-- Start --

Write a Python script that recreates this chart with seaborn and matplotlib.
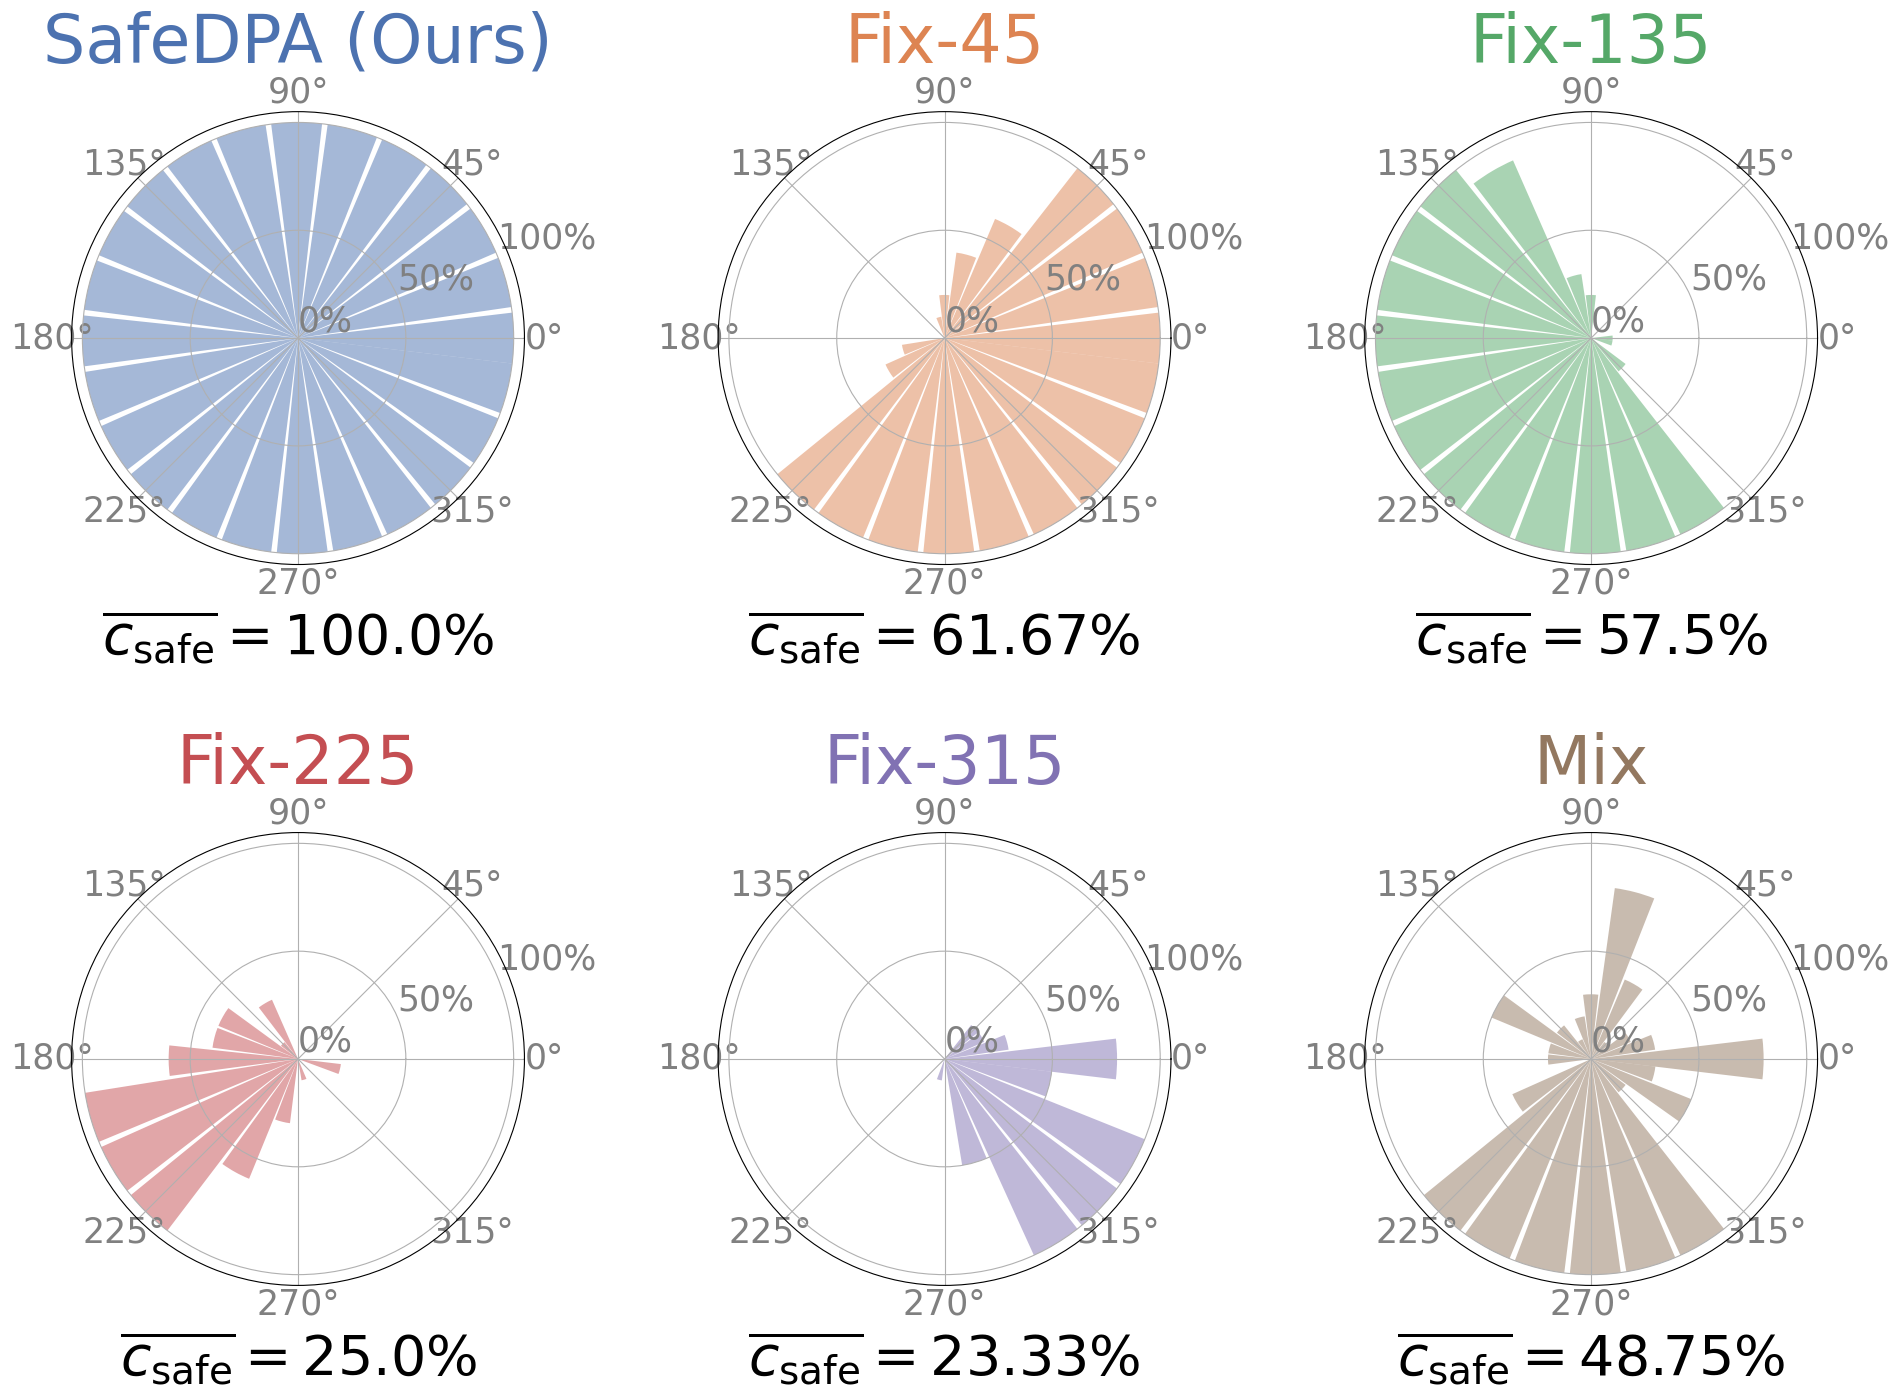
import numpy as np
import matplotlib
matplotlib.use("Agg")
import matplotlib.pyplot as plt
import seaborn as sns

# wind directions (deg) and the share of safe episodes per direction (%)
directions = [0, 15, 30, 45, 60, 75, 90, 105, 120, 135, 150, 165,
              180, 195, 210, 225, 240, 255, 270, 285, 300, 315, 330, 345]

safedpa = [100, 100, 100, 100, 100, 100, 100, 100, 100, 100, 100, 100,
           100, 100, 100, 100, 100, 100, 100, 100, 100, 100, 100, 100]
fix_45 = [100, 100, 100, 100, 60, 40, 20, 10, 0, 0, 0, 0,
          0, 20, 30, 100, 100, 100, 100, 100, 100, 100, 100, 100]
fix_135 = [10, 0, 0, 0, 0, 0, 20, 30, 90, 100, 100, 100,
           100, 100, 100, 100, 100, 100, 100, 100, 100, 20, 0, 10]
fix_225 = [0, 0, 0, 0, 0, 0, 0, 0, 30, 10, 40, 40,
           60, 100, 100, 100, 60, 30, 0, 10, 0, 0, 0, 20]
fix_315 = [80, 30, 20, 20, 0, 0, 0, 0, 0, 0, 0, 0,
           0, 0, 0, 0, 0, 10, 0, 50, 100, 100, 100, 50]
mix = [80, 30, 20, 10, 40, 80, 30, 20, 10, 20, 50, 20,
       20, 0, 40, 100, 100, 100, 100, 100, 100, 20, 50, 30]

methods = ["SafeDPA (Ours)", "Fix-45", "Fix-135", "Fix-225", "Fix-315", "Mix"]
results = [safedpa, fix_45, fix_135, fix_225, fix_315, mix]

palette = sns.color_palette("deep")

# small angular gap between bars; the ring is stretched so first and last bar meet
gap = np.deg2rad(1.5)
n = len(directions)
stretch = (2 * np.pi + gap) / (2 * np.pi)
theta = np.deg2rad(directions) * stretch
width = 2 * np.pi * stretch / n - gap

fig, axes = plt.subplots(2, 3, figsize=(18.99, 13.94), subplot_kw={"projection": "polar"})
fig.subplots_adjust(left=0.0377, right=0.9571, bottom=0.0778, top=0.92,
                    wspace=0.4277, hspace=0.591)

for ax, name, vals, color in zip(axes.flat, methods, results, palette):
    ax.bar(theta, vals, width=width, color=color, alpha=0.5, linewidth=0)
    ax.set_ylim(0, 105)
    ax.set_yticks([0, 50, 100])
    ax.set_yticklabels(["0%", "50%", "100%"])
    ax.tick_params(labelsize=25, labelcolor="gray")
    ax.set_title(name, color=color, fontsize=48, y=1.108, pad=0)

    mean_safe = round(float(np.mean(vals)), 2)
    ax.text(0.5, -0.198, r"$\overline{c_{\mathrm{safe}}} = " + f"{mean_safe}" + r"\%$",
            transform=ax.transAxes, ha="center", va="baseline", fontsize=40)

fig.savefig("out.png", dpi=100)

-- End --

### [Written task]
State the number of lines above that hold the string "seaborn", with nothing added.

### [Output for this task]
2